**Given request**
Write out the material exactly, without any of its pictures.

[Data records]
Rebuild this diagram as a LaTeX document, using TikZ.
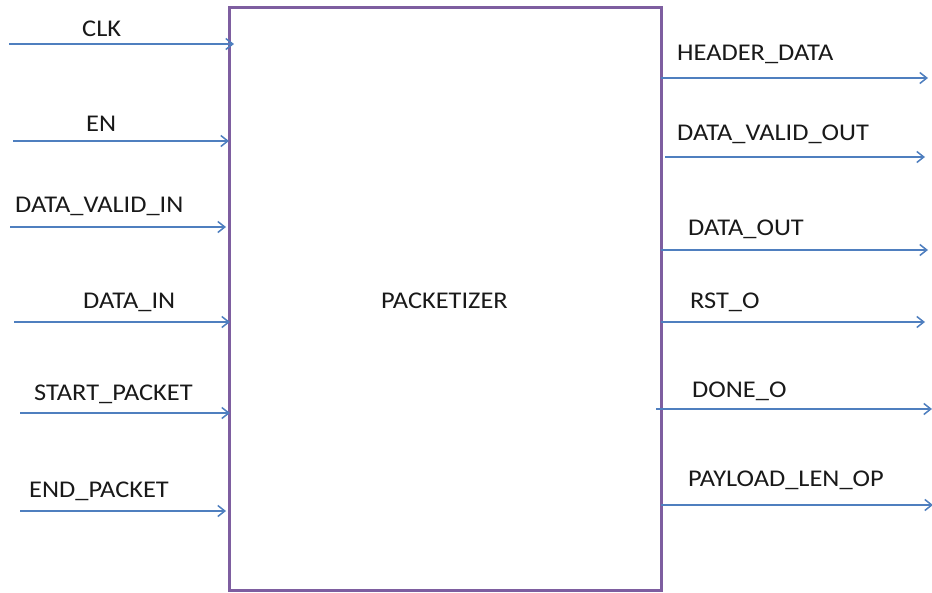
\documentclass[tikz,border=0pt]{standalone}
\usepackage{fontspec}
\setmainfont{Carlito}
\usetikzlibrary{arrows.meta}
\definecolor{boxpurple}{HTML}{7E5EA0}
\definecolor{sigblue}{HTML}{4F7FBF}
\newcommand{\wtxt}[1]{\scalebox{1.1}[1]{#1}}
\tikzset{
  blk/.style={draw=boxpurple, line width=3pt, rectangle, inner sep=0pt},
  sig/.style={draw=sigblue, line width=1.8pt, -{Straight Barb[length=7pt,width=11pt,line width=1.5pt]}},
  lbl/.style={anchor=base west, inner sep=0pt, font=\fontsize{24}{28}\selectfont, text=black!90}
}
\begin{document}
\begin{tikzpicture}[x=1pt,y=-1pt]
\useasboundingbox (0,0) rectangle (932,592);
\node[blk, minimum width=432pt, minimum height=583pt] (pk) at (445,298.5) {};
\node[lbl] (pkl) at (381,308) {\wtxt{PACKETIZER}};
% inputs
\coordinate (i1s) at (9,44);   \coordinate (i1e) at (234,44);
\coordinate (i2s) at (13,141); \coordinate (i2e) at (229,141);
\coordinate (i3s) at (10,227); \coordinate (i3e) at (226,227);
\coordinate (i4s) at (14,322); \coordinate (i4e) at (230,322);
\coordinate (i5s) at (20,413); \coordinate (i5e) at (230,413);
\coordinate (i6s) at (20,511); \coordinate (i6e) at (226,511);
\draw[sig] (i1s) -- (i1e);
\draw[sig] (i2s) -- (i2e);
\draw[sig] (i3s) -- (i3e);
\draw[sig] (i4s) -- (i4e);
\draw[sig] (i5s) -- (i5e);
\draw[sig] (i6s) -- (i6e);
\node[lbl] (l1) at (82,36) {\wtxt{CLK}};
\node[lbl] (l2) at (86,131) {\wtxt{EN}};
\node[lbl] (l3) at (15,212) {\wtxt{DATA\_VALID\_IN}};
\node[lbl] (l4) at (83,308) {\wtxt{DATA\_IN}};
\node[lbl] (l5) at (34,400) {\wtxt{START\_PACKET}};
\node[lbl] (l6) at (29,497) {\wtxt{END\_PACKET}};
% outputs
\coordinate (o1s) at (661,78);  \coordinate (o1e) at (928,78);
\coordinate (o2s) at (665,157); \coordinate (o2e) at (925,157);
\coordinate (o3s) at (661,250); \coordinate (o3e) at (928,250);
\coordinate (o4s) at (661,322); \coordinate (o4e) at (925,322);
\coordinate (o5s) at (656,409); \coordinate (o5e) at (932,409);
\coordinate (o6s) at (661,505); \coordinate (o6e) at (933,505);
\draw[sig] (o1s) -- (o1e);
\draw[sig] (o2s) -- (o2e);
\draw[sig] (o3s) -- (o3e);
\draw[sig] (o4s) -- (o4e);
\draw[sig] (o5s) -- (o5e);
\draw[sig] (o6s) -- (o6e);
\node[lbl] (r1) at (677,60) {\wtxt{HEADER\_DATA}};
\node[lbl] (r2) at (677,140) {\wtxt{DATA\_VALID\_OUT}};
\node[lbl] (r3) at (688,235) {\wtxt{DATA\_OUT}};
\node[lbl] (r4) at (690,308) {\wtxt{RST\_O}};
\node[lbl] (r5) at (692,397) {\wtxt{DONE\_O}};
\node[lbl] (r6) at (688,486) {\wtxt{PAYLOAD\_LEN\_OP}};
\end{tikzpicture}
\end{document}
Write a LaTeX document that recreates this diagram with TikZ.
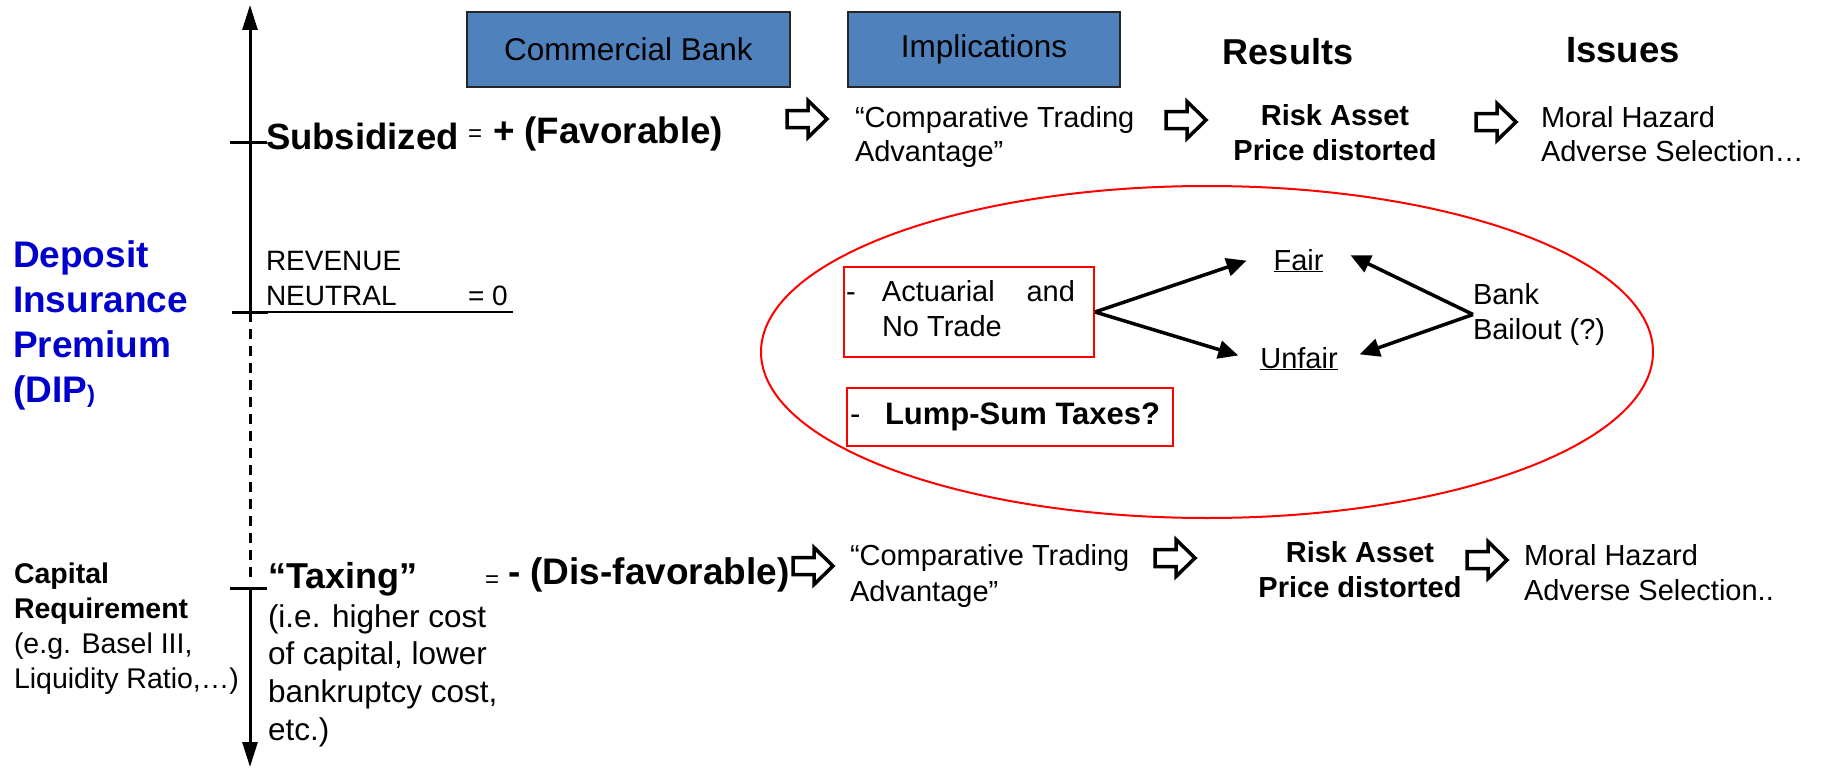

**Final result**
Rebuild this diagram as a LaTeX document, using TikZ.
\documentclass[tikz,border=0pt]{standalone}
\usepackage{fontspec}
\setmainfont{Carlito}
\usetikzlibrary{arrows.meta}
\definecolor{boxpurple}{HTML}{7E5EA0}
\definecolor{sigblue}{HTML}{4F7FBF}
\newcommand{\wtxt}[1]{\scalebox{1.1}[1]{#1}}
\tikzset{
  blk/.style={draw=boxpurple, line width=3pt, rectangle, inner sep=0pt},
  sig/.style={draw=sigblue, line width=1.8pt, -{Straight Barb[length=7pt,width=11pt,line width=1.5pt]}},
  lbl/.style={anchor=base west, inner sep=0pt, font=\fontsize{24}{28}\selectfont, text=black!90}
}
\begin{document}
\begin{tikzpicture}[x=1pt,y=-1pt]
\useasboundingbox (0,0) rectangle (932,592);
\node[blk, minimum width=432pt, minimum height=583pt] (pk) at (445,298.5) {};
\node[lbl] (pkl) at (381,308) {\wtxt{PACKETIZER}};
% inputs
\coordinate (i1s) at (9,44);   \coordinate (i1e) at (234,44);
\coordinate (i2s) at (13,141); \coordinate (i2e) at (229,141);
\coordinate (i3s) at (10,227); \coordinate (i3e) at (226,227);
\coordinate (i4s) at (14,322); \coordinate (i4e) at (230,322);
\coordinate (i5s) at (20,413); \coordinate (i5e) at (230,413);
\coordinate (i6s) at (20,511); \coordinate (i6e) at (226,511);
\draw[sig] (i1s) -- (i1e);
\draw[sig] (i2s) -- (i2e);
\draw[sig] (i3s) -- (i3e);
\draw[sig] (i4s) -- (i4e);
\draw[sig] (i5s) -- (i5e);
\draw[sig] (i6s) -- (i6e);
\node[lbl] (l1) at (82,36) {\wtxt{CLK}};
\node[lbl] (l2) at (86,131) {\wtxt{EN}};
\node[lbl] (l3) at (15,212) {\wtxt{DATA\_VALID\_IN}};
\node[lbl] (l4) at (83,308) {\wtxt{DATA\_IN}};
\node[lbl] (l5) at (34,400) {\wtxt{START\_PACKET}};
\node[lbl] (l6) at (29,497) {\wtxt{END\_PACKET}};
% outputs
\coordinate (o1s) at (661,78);  \coordinate (o1e) at (928,78);
\coordinate (o2s) at (665,157); \coordinate (o2e) at (925,157);
\coordinate (o3s) at (661,250); \coordinate (o3e) at (928,250);
\coordinate (o4s) at (661,322); \coordinate (o4e) at (925,322);
\coordinate (o5s) at (656,409); \coordinate (o5e) at (932,409);
\coordinate (o6s) at (661,505); \coordinate (o6e) at (933,505);
\draw[sig] (o1s) -- (o1e);
\draw[sig] (o2s) -- (o2e);
\draw[sig] (o3s) -- (o3e);
\draw[sig] (o4s) -- (o4e);
\draw[sig] (o5s) -- (o5e);
\draw[sig] (o6s) -- (o6e);
\node[lbl] (r1) at (677,60) {\wtxt{HEADER\_DATA}};
\node[lbl] (r2) at (677,140) {\wtxt{DATA\_VALID\_OUT}};
\node[lbl] (r3) at (688,235) {\wtxt{DATA\_OUT}};
\node[lbl] (r4) at (690,308) {\wtxt{RST\_O}};
\node[lbl] (r5) at (692,397) {\wtxt{DONE\_O}};
\node[lbl] (r6) at (688,486) {\wtxt{PAYLOAD\_LEN\_OP}};
\end{tikzpicture}
\end{document}
Write a LaTeX document that recreates this diagram with TikZ.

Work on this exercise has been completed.